了解程序运行过程,除了一行行代码的扫射源代码。更快捷的方式是运行调试源码,通过F6/F7来一步步的带领我们熟悉程序。针对特定细节具体数据,打个断点调试则是水到渠成的方式。
Java远程调试
* JDK 1.3 or earlier -Xnoagent -Djava.compiler=NONE -Xdebug -Xrunjdwp:transport=dt_socket,server=y,suspend=n,address=6006 * JDK 1.4(linux ok) -Xdebug -Xrunjdwp:transport=dt_socket,server=y,suspend=n,address=6006 * newer JDK(win7 & jdk7) -agentlib:jdwp=transport=dt_socket,server=y,suspend=n,address=6006
同一操作系统任务提交
windows提交到windows,linux提交到linux,可以直接通过命令行添加参数调试wordcount任务:
E:\local\dotfile>hdfs dfs -rmr /out # native-lib放在非path路径下,cmd脚本中有对其进行处理 E:\local\dotfile>hadoop org.apache.hadoop.examples.WordCount "-Dmapreduce.map.java.opts=-agentlib:jdwp=transport=dt_socket,server=y,suspend=y,address=8090 -Djava.library.path=E:\local\libs\big\hadoop-2.2.0\lib\native -Dmapreduce.reduce.java.opts=-Djava.library.path=E:\local\libs\big\hadoop-2.2.0\lib\native" /in /out
suspend设置为y,会等待客户端连接再运行。在eclipse中在WordCount$TokenizerMapper#map打个断点,然后再使用Remote Java Application就可以调试程序了。
Hadoop集群环境下调试任务
hadoop有很多的程序,同样有对应的环境变量选项来进行设置!
主程序-调试Job提交
set HADOOP_OPTS="-agentlib:jdwp=transport=dt_socket,server=y,suspend=y,address=8090"
可以在配置文件中进行设置。需要注意可能会覆盖已经设置的该参数的值。
Nodemanager调试
set HADOOP_NODEMANAGER_OPTS="-agentlib:jdwp=transport=dt_socket,server=y,suspend=n,address=8092"

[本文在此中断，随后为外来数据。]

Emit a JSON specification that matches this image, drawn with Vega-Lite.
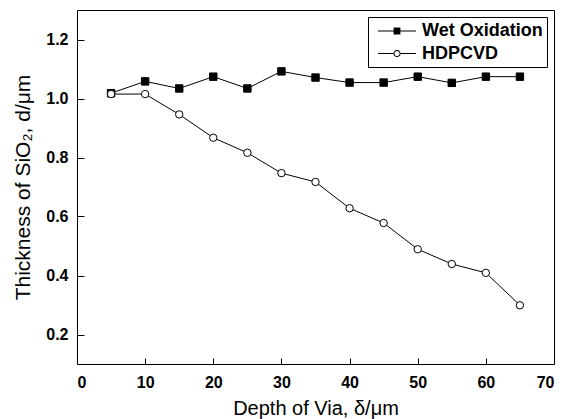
{
  "$schema": "https://vega.github.io/schema/vega-lite/v6.json",
  "autosize": "none",
  "padding": {"left": 77, "top": 10, "right": 15, "bottom": 55},
  "width": 477,
  "height": 354,
  "background": "white",
  "config": {
    "view": {"stroke": "black", "strokeWidth": 1},
    "font": "Liberation Sans",
    "axis": {
      "grid": false,
      "domain": false,
      "zindex": 1,
      "tickColor": "black",
      "tickWidth": 1,
      "labelFont": "Liberation Sans",
      "labelFontWeight": "bold",
      "labelFontSize": 16,
      "labelColor": "black",
      "titleFont": "Liberation Sans",
      "titleFontWeight": "normal",
      "titleFontSize": 20,
      "titleColor": "black"
    }
  },
  "data": {
    "values": [
      {"depth": 5, "thickness": 1.018, "series": "Wet Oxidation"},
      {"depth": 10, "thickness": 1.058, "series": "Wet Oxidation"},
      {"depth": 15, "thickness": 1.034, "series": "Wet Oxidation"},
      {"depth": 20, "thickness": 1.074, "series": "Wet Oxidation"},
      {"depth": 25, "thickness": 1.034, "series": "Wet Oxidation"},
      {"depth": 30, "thickness": 1.092, "series": "Wet Oxidation"},
      {"depth": 35, "thickness": 1.071, "series": "Wet Oxidation"},
      {"depth": 40, "thickness": 1.054, "series": "Wet Oxidation"},
      {"depth": 45, "thickness": 1.054, "series": "Wet Oxidation"},
      {"depth": 50, "thickness": 1.074, "series": "Wet Oxidation"},
      {"depth": 55, "thickness": 1.053, "series": "Wet Oxidation"},
      {"depth": 60, "thickness": 1.074, "series": "Wet Oxidation"},
      {"depth": 65, "thickness": 1.074, "series": "Wet Oxidation"},
      {"depth": 5, "thickness": 1.015, "series": "HDPCVD"},
      {"depth": 10, "thickness": 1.015, "series": "HDPCVD"},
      {"depth": 15, "thickness": 0.946, "series": "HDPCVD"},
      {"depth": 20, "thickness": 0.867, "series": "HDPCVD"},
      {"depth": 25, "thickness": 0.816, "series": "HDPCVD"},
      {"depth": 30, "thickness": 0.747, "series": "HDPCVD"},
      {"depth": 35, "thickness": 0.717, "series": "HDPCVD"},
      {"depth": 40, "thickness": 0.628, "series": "HDPCVD"},
      {"depth": 45, "thickness": 0.578, "series": "HDPCVD"},
      {"depth": 50, "thickness": 0.489, "series": "HDPCVD"},
      {"depth": 55, "thickness": 0.439, "series": "HDPCVD"},
      {"depth": 60, "thickness": 0.409, "series": "HDPCVD"},
      {"depth": 65, "thickness": 0.299, "series": "HDPCVD"}
    ]
  },
  "layer": [
    {
      "mark": {"type": "line", "color": "black", "strokeWidth": 1},
      "encoding": {
        "x": {
          "field": "depth",
          "type": "quantitative",
          "scale": {"domain": [0, 70], "nice": false, "zero": false},
          "axis": {
            "orient": "bottom",
            "title": "Depth of Via, δ/μm",
            "values": [0, 10, 20, 30, 40, 50, 60, 70],
            "ticks": false,
            "labelPadding": 10,
            "titlePadding": 8
          }
        },
        "y": {
          "field": "thickness",
          "type": "quantitative",
          "scale": {"domain": [0.1, 1.3], "nice": false, "zero": false},
          "axis": {
            "orient": "left",
            "title": "Thickness of SiO₂, d/μm",
            "titleFontSize": 21,
            "values": [0.2, 0.4, 0.6, 0.8, 1.0, 1.2],
            "format": ".1f",
            "ticks": false,
            "labelPadding": 9,
            "titlePadding": 12
          }
        },
        "detail": {"field": "series"}
      }
    },
    {
      "mark": {"type": "point", "size": 55, "opacity": 1, "stroke": "black", "strokeWidth": 1},
      "encoding": {
        "x": {
          "field": "depth",
          "type": "quantitative",
          "scale": {"domain": [0, 70], "nice": false, "zero": false},
          "axis": {
            "orient": "top",
            "offset": -354,
            "title": null,
            "labels": false,
            "ticks": true,
            "values": [10, 20, 30, 40, 50, 60],
            "tickSize": 6
          }
        },
        "y": {
          "field": "thickness",
          "type": "quantitative",
          "scale": {"domain": [0.1, 1.3], "nice": false, "zero": false},
          "axis": {
            "orient": "right",
            "offset": -477,
            "title": null,
            "labels": false,
            "ticks": true,
            "values": [0.2, 0.4, 0.6, 0.8, 1.0, 1.2],
            "tickSize": 7
          }
        },
        "shape": {
          "field": "series",
          "type": "nominal",
          "scale": {"domain": ["Wet Oxidation", "HDPCVD"], "range": ["square", "circle"]},
          "legend": null
        },
        "fill": {
          "field": "series",
          "type": "nominal",
          "scale": {"domain": ["Wet Oxidation", "HDPCVD"], "range": ["black", "white"]},
          "legend": null
        }
      }
    },
    {
      "transform": [{"filter": "datum.depth < 0"}],
      "mark": {"type": "point", "filled": true, "color": "black", "opacity": 1, "strokeWidth": 0},
      "encoding": {
        "x": {
          "field": "depth",
          "type": "quantitative",
          "scale": {"domain": [0, 70], "nice": false, "zero": false},
          "axis": null
        },
        "y": {
          "field": "thickness",
          "type": "quantitative",
          "scale": {"domain": [0.1, 1.3], "nice": false, "zero": false},
          "axis": null
        },
        "shape": {
          "field": "series",
          "type": "nominal",
          "scale": {"domain": ["Wet Oxidation", "HDPCVD"], "range": ["M-0.4,-0.05H3.4V0.05H-0.4ZM1.16,-0.34H1.84V0.34H1.16Z", "M-0.4,-0.05H1.14V0.05H-0.4ZM1.86,-0.05H3.4V0.05H1.86ZM1.14,0A0.36,0.36 0 1,0 1.86,0A0.36,0.36 0 1,0 1.14,0ZM1.24,0A0.26,0.26 0 1,1 1.76,0A0.26,0.26 0 1,1 1.24,0Z"]},
          "legend": {
            "title": null,
            "orient": "top-right",
            "offset": 7,
            "padding": 4,
            "rowPadding": 3.5,
            "strokeColor": "black",
            "fillColor": "white",
            "labelFont": "Liberation Sans",
            "labelFontWeight": "bold",
            "labelFontSize": 18,
            "labelColor": "black",
            "symbolSize": 400,
            "symbolFillColor": "black",
            "symbolStrokeWidth": 0,
            "symbolOpacity": 1,
            "labelOffset": 30
          }
        }
      }
    }
  ],
  "resolve": {
    "scale": {"x": "independent", "y": "independent", "shape": "independent"},
    "axis": {"x": "independent", "y": "independent"},
    "legend": {"shape": "independent"}
  }
}
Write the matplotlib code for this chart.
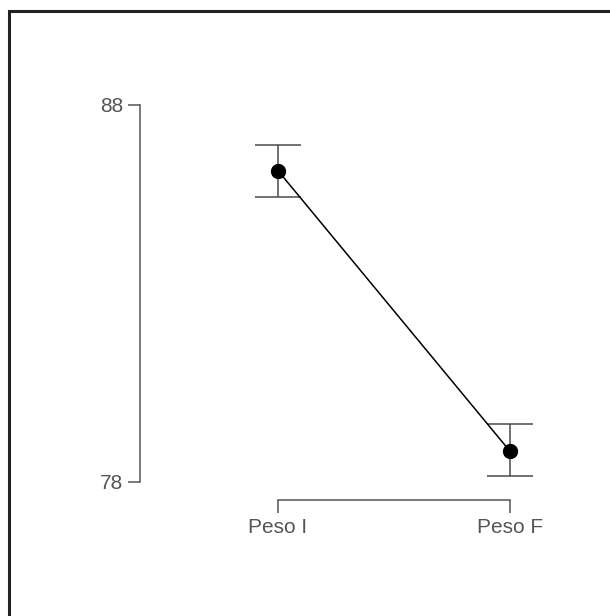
import matplotlib
matplotlib.use("Agg")
import matplotlib.pyplot as plt
from matplotlib.patches import Rectangle

# --- DATA ---
conditions = ["Peso I", "Peso F"]
means = [86.26, 78.82]
ci_lower = [85.57, 78.14]
ci_upper = [86.95, 79.52]
y_ticks = [78, 88]

plt.rcParams["font.family"] = ["Liberation Sans", "DejaVu Sans"]

W, H = 610, 616
fig = plt.figure(figsize=(W / 100, H / 100), dpi=100)

# axes placed so that the y spine sits at x=140 px and the 78..88 range spans 105..482 px
ax = fig.add_axes([140 / W, 1 - 481.7 / H, (556 - 140) / W, (481.7 - 105) / H])
ax.set_xlim(-0.595, 1.2)
ax.set_ylim(78, 88)

x = list(range(len(conditions)))
yerr = [[m - lo for m, lo in zip(means, ci_lower)],
        [hi - m for m, hi in zip(means, ci_upper)]]

ax.errorbar(x, means, yerr=yerr, fmt="none", ecolor="#4a4a4a",
            elinewidth=1.1, capsize=16.5, capthick=1.1, zorder=2)
ax.plot(x, means, color="black", linewidth=1.1, zorder=3)
ax.plot(x, means, "o", color="black", markersize=10, zorder=4)

grey = "#555555"
for side in ["top", "right"]:
    ax.spines[side].set_visible(False)
ax.spines["left"].set_bounds(y_ticks[0], y_ticks[-1])
ax.spines["bottom"].set_bounds(x[0], x[-1])
ax.spines["bottom"].set_position(("outward", 13.2))
for side in ["left", "bottom"]:
    ax.spines[side].set_color(grey)
    ax.spines[side].set_linewidth(1.1)

ax.set_yticks(y_ticks)
ax.set_xticks(x)
ax.set_xticklabels(conditions)
ax.tick_params(axis="y", length=8.6, width=1.1, color=grey, labelcolor=grey,
               labelsize=15, pad=3.6)
ax.tick_params(axis="x", length=9.3, width=1.1, color=grey, labelcolor=grey,
               labelsize=15, pad=3.4)
ax.patch.set_visible(False)

# cropped screenshot frame: only top and left edges are visible
fig.patches.append(Rectangle((8.5 / W, -0.5), 2, 1.5 - 11 / H, transform=fig.transFigure,
                             fill=False, edgecolor="#222222", linewidth=2.2))

fig.savefig("out.png", dpi=100, facecolor="white")
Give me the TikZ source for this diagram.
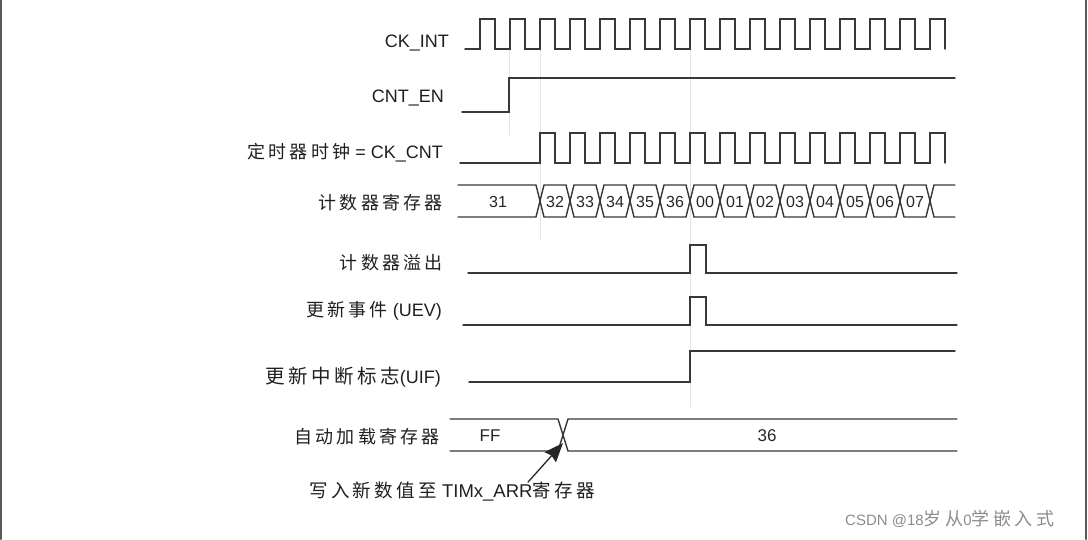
\documentclass[tikz,border=0pt]{standalone}
\usepackage{fontspec}
\setmainfont{Liberation Sans}
\newfontfamily\cjk[LetterSpace=18]{Noto Sans CJK SC}
\newfontfamily\cjkmark[LetterSpace=20]{Noto Sans CJK SC}
\usetikzlibrary{arrows.meta}

\tikzset{
  sig/.style={draw=black!78,line width=1.4pt,line join=miter},
  guide/.style={draw=black!10,line width=1pt},
  lbl/.style={anchor=east,inner sep=0pt,text=black!88,font=\fontsize{18}{20}\selectfont},
  val/.style={inner sep=0pt,text=black!85,font=\fontsize{16}{18}\selectfont},
}

\begin{document}
\begin{tikzpicture}[x=1pt,y=-1pt,>={Stealth[length=19pt,width=15pt,inset=2pt]},line cap=round]
\useasboundingbox (0,0) rectangle (1088,539);
% frame of the screenshot
\draw[black!65,line width=2.5pt] (1.2,0) -- (1.2,539);
\draw[black!65,line width=2.5pt] (1086,0) -- (1086,539);
% faint guide lines
\draw[guide] (509,48) -- (509,135);
\draw[guide] (540,48) -- (540,240);
\draw[guide] (690,48) -- (690,407);

% signal names
\node[lbl] (ckint) at (449,43) {CK\_INT};
\node[lbl] (cnten) at (444,98) {CNT\_EN};
\node[lbl] (ckcnt) at (443,153) {{\cjk 定时器时钟} = CK\_CNT};
\node[lbl] (cntreg) at (443,203) {\cjk 计数器寄存器};
\node[lbl] (ovf) at (443,263) {\cjk 计数器溢出};
\node[lbl] (uev) at (442,311) {{\cjk 更新事件} (UEV)};
\node[lbl] (uif) at (441,377) {{\cjk\fontsize{19.5}{20}\selectfont 更新中断标志}(UIF)};
\node[lbl] (arr) at (440,437) {\cjk 自动加载寄存器};

% CK_INT
\draw[sig] (465,49) -- (480,49)
  \foreach \k in {1,...,15} { -- ++(0,-30) -- ++(15,0) -- ++(0,30) -- ++(15,0) }
  -- ++(0,-30) -- ++(15,0) -- ++(0,30);
% CNT_EN
\draw[sig] (462,112) -- (509,112) -- (509,78) -- (955,78);
% CK_CNT
\draw[sig] (460,163) -- (540,163)
  \foreach \k in {1,...,13} { -- ++(0,-30) -- ++(15,0) -- ++(0,30) -- ++(15,0) }
  -- ++(0,-30) -- ++(15,0) -- ++(0,30);

% counter register
\draw[sig] (458,185) -- (536,185) -- (540,201) -- (536,217) -- (458,217);
\node[val] (cnt31) at (498,202) {31};
\foreach \v [count=\i from 0] in {32,33,34,35,36,00,01,02,03,04,05,06,07} {
  \pgfmathsetmacro\xa{540+30*\i}
  \draw[sig] (\xa,201) -- ++(4,-16) -- ++(22,0) -- ++(4,16) -- ++(-4,16) -- ++(-22,0) -- cycle;
  \node[val] (cnt\v) at (\xa+15,202) {\v};
}
\draw[sig] (955,185) -- (934,185) -- (930,201) -- (934,217) -- (955,217);

% overflow, UEV, UIF
\draw[sig] (468,273) -- (690,273) -- (690,245) -- (706,245) -- (706,273) -- (957,273);
\draw[sig] (463,325) -- (690,325) -- (690,297) -- (706,297) -- (706,325) -- (957,325);
\draw[sig] (469,382) -- (690,382) -- (690,351) -- (955,351);

% auto-reload register
\draw[sig] (450,419) -- (558,419) -- (568,451) -- (957,451);
\draw[sig] (450,451) -- (558,451) -- (568,419) -- (957,419);
\node[val,font=\fontsize{17}{19}\selectfont] (arrff) at (490,436) {FF};
\node[val,font=\fontsize{17}{19}\selectfont] (arr36) at (767,436) {36};

% note with arrow
\coordinate (arrtip) at (563,443);
\node[inner sep=0pt,text=black!88,font=\fontsize{18.5}{20}\selectfont] (wrnote) at (452,492)
  {{\cjk 写入新数值至} TIMx\_ARR{\cjk 寄存器}};
\draw[->,black!85,line width=1.3pt] ([xshift=76pt]wrnote.north) -- (arrtip);

% watermark
\node[anchor=west,inner sep=0pt,text=black!45,font=\fontsize{15}{17}\selectfont] (mark) at (845,519)
  {CSDN @18{\cjkmark\fontsize{18}{18}\selectfont 岁从}0{\cjkmark\fontsize{18}{18}\selectfont 学嵌入式}};
\end{tikzpicture}
\end{document}
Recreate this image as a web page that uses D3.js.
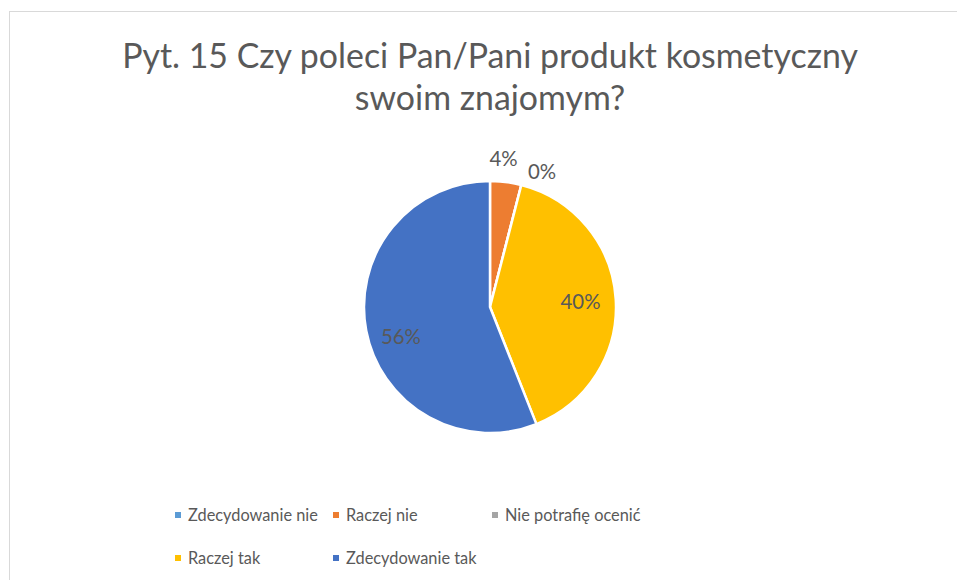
<!DOCTYPE html>
<html>
<head>
<meta charset="utf-8">
<script src="https://cdn.jsdelivr.net/npm/d3@7"></script>
<style>
  html, body { margin: 0; padding: 0; background: #fff; }
  svg { display: block; }
  text { font-family: Lato, "Open Sans", sans-serif; fill: #595959; }
</style>
</head>
<body>
<svg id="chart" width="957" height="580"></svg>
<script>
// Survey answers, in the order they go round the pie (clockwise from 12 o'clock)
const categories = ["Zdecydowanie nie", "Raczej nie", "Nie potrafię ocenić", "Raczej tak", "Zdecydowanie tak"];
const values = [0, 4, 0, 40, 56];
const colors = ["#5B9BD5", "#ED7D31", "#A5A5A5", "#FFC000", "#4472C4"];
const titleLines = ["Pyt. 15 Czy poleci Pan/Pani produkt kosmetyczny", "swoim znajomym?"];

const svg = d3.select("#chart");

// pick a font size so that a string takes up the given width
function fitSize(str, width) {
  const t = svg.append("text").attr("font-size", 100).text(str);
  const w = t.node().getComputedTextLength();
  t.remove();
  return 100 * width / w;
}
const titleSize = fitSize(titleLines[0], 736);
const legendSize = fitSize(categories[0], 130);
const labelSize = fitSize("40%", 40);

// chart frame
svg.append("rect")
  .attr("x", 9.5).attr("y", 11.5)
  .attr("width", 960).attr("height", 600)
  .attr("fill", "#fff")
  .attr("stroke", "#d9d9d9").attr("stroke-width", 1);

// title
const title = svg.append("text")
  .attr("text-anchor", "middle")
  .attr("font-size", titleSize);
titleLines.forEach((line, i) => {
  title.append("tspan").attr("x", 490).attr("y", 68 + i * 42).text(line);
});

// pie
const cx = 490, cy = 307, r = 126;
const pie = d3.pie().sort(null).value(d => d.value);
const arcs = pie(categories.map((c, i) => ({ name: c, value: values[i], color: colors[i] })));
const arc = d3.arc().innerRadius(0).outerRadius(r);

const g = svg.append("g").attr("transform", `translate(${cx},${cy})`);
g.selectAll("path")
  .data(arcs)
  .join("path")
  .attr("d", arc)
  .attr("fill", d => d.data.color)
  .attr("stroke", "#fff")
  .attr("stroke-width", 2.5)
  .attr("stroke-linejoin", "round");

// percentage labels: large slices inside, small ones just outside the rim
const inner = d3.arc().innerRadius(r * 0.72).outerRadius(r * 0.72);
const outer = d3.arc().innerRadius(r * 1.18).outerRadius(r * 1.18);
const nudge = { "Raczej nie": [-5, -1], "Nie potrafię ocenić": [15, 8], "Zdecydowanie tak": [0, 12] };
g.selectAll("text.pct")
  .data(arcs.filter(d => d.data.name !== "Zdecydowanie nie"))
  .join("text")
  .attr("class", "pct")
  .attr("font-size", labelSize)
  .attr("text-anchor", "middle")
  .attr("dominant-baseline", "central")
  .attr("transform", d => {
    const p = d.data.value < 10 ? outer.centroid(d) : inner.centroid(d);
    const n = nudge[d.data.name] || [0, 0];
    return `translate(${p[0] + n[0]},${p[1] + n[1]})`;
  })
  .text(d => d3.format(".0f")(d.data.value) + "%");

// legend
const legendCols = [175, 333, 492];
const legendRows = [515, 558];
const legend = svg.append("g");
categories.forEach((c, i) => {
  const col = i < 3 ? i : i - 3;
  const row = i < 3 ? 0 : 1;
  const x = legendCols[col], y = legendRows[row];
  legend.append("rect")
    .attr("x", x).attr("y", y - 3).attr("width", 6).attr("height", 6)
    .attr("fill", colors[i]);
  legend.append("text")
    .attr("x", x + 13).attr("y", y + legendSize * 0.36)
    .attr("font-size", legendSize)
    .text(c);
});
</script>
</body>
</html>
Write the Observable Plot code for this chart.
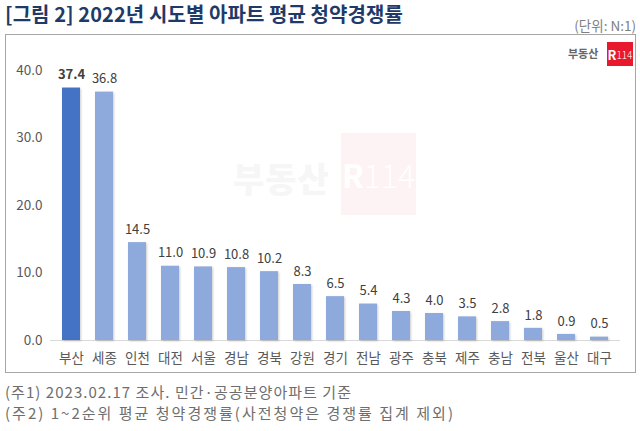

(linux下需要定义在文件中)YARN_NODEMANAGER_OPTS="-Xdebug -Xrunjdwp:transport=dt_socket,server=y,suspend=n,address=8092"
ResourceManager调试
HADOOP_RESOURCEMANAGER_OPTS
export YARN_RESOURCEMANAGER_OPTS="-Xdebug -Xrunjdwp:transport=dt_socket,server=y,suspend=n,address=8091"
Linux上的设置略有不同,通过SSH再调用的进程(如NodeManager)需要把其OPTS写到命令行脚本文件中!! linux需要远程调试NodeManager的话,需要写到etc/hadoop/yarn-env.sh文件中!不然,nodemanger不生效(通过ssh去执行的)!
其他调试技巧
调试测试集群环境,比本地windows开发环境复杂点。毕竟本地windows的就一个主一个从。而把任务放到分布式集群上时,例如调试分布式缓存的! 那么就需要一些小技巧来获取任务运行所在的机器!下面的步骤中有具体操作命令。
任务配置及运行
eclipse下windows提交job到linux的补丁,查阅[MAPREDUCE-5655]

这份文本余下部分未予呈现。